Zurich carried out research among people who entered drawdown - remaining invested while taking an income - following the pension freedom reforms of April 2015.

It found 32 per cent were first time investors.

Of those some 54 per cent were not receiving ongoing advice and two in five (41 per cent) of the non-advised had not sought guidance either.

Zurich said: “Drawdown can be complex, especially for consumers who are managing investments for the first time.

“Given the potential complexity of drawdown, these consumers could be at higher risk of poor outcomes.”

The provider said the trend could be explained by the fact some consumers had other sources of income or small pots.

Yet it found for almost two in five (37 per cent) first time investors, drawdown was their main source of retirement savings.

The provider had questioned a representative sample of 742 people in drawdown at the beginning of the year.

Overall, fewer than half (45 per cent) of them said they were getting ongoing advice on managing their drawdown.

But almost 28 per cent said they are seeking occasional advice or sought advice before putting their pension into drawdown.

The provider thought the usage of advice could be changing to a more ad hoc one, where people dip in and out as needed.

But Alan Chan, director at IFS Wealth and Pensions, suggested the market was not positioned well to give such a service.

He said: “Most advice firms are looking to attract long term relationships with clients and are not looking for many one-off cases.  

“One-off advice cases can be more expensive as an upfront cost to the client, as many advisers will usually discount the initial fees if the clients are happy for ongoing service and management.”

He thought Zurich’s figures could have been influenced by clients needing one-off advice for defined benefit pension (DB) transfers, where advice is mandatory for pots worth more than £30,000.

Zurich found half of those shunning advice had more than £201,000 to invest, almost a quarter (22 per cent) even had more than £500,000.

Almost two in five (38 per cent) non-advised consumers were not receiving guidance either.

In addition, about a third (31 per cent) of non-advised consumers told Zurich they never checked their investments or checked them only about once a year while 41 per cent were withdrawing the same amount from their pension, regardless of how the market was performing.

Pension investors taking an income from their assets while they are still in the financial markets are particularly exposed to sequencing risk - the erosion of capital when drawing down funds during market falls.

Zurich said: “While further investigation is needed, this may be an early warning sign that some consumers are adopting an unsustainable withdrawal rate, which could reduce their chances of achieving a lifelong income.”

MPs last week proposed to introduce a default guidance option for people who do not want to make their own investment decisions, akin to auto-enrolment.

But Mr Chan thought a one size fits all solution for drawdown might not work for drawdown.

He said: "A default fund works for auto-enrolment because everyone is in the accumulation phase and relatively speaking the risks are lower than when people start to decumulate funds.  

"At the point decumulation, some people may need to take a higher level of risk in order to sustain the level of income they are withdrawing, or alternatively they may not need to take very much risk at all for their desired level of income.  
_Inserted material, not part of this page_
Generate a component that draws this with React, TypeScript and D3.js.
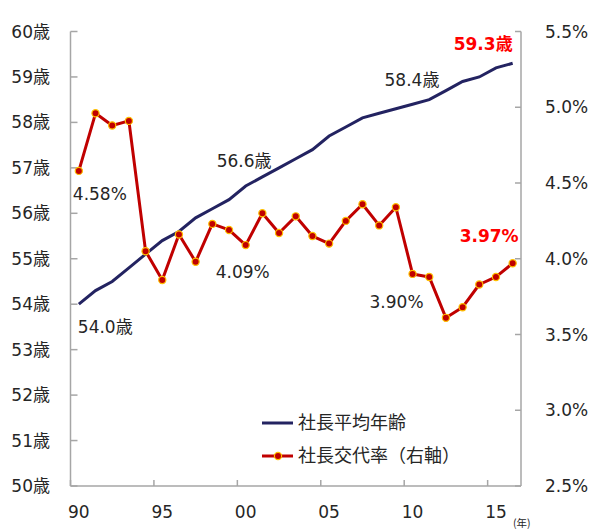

"So a default drawdown fund does not suit everyone and may be over-simplistic and create a false sense of security to those who don’t take advice."

Two in five people who had not received guidance or advice told Zurich it was because drawdown was simple, rising to almost one in every two among first-time investors.

A third of consumers also identified cost as a barrier, saying they didn’t want to pay for advice, while some sought advice but considered it unaffordable. 

Zurich said: “This may suggest that some consumers are underestimating the complexity of drawdown.

“And with a quarter (28 per cent) of consumers saying a lack of trust stopped them speaking to an adviser, the industry still has work to do in communicating the value of advice and building trust in the profession.”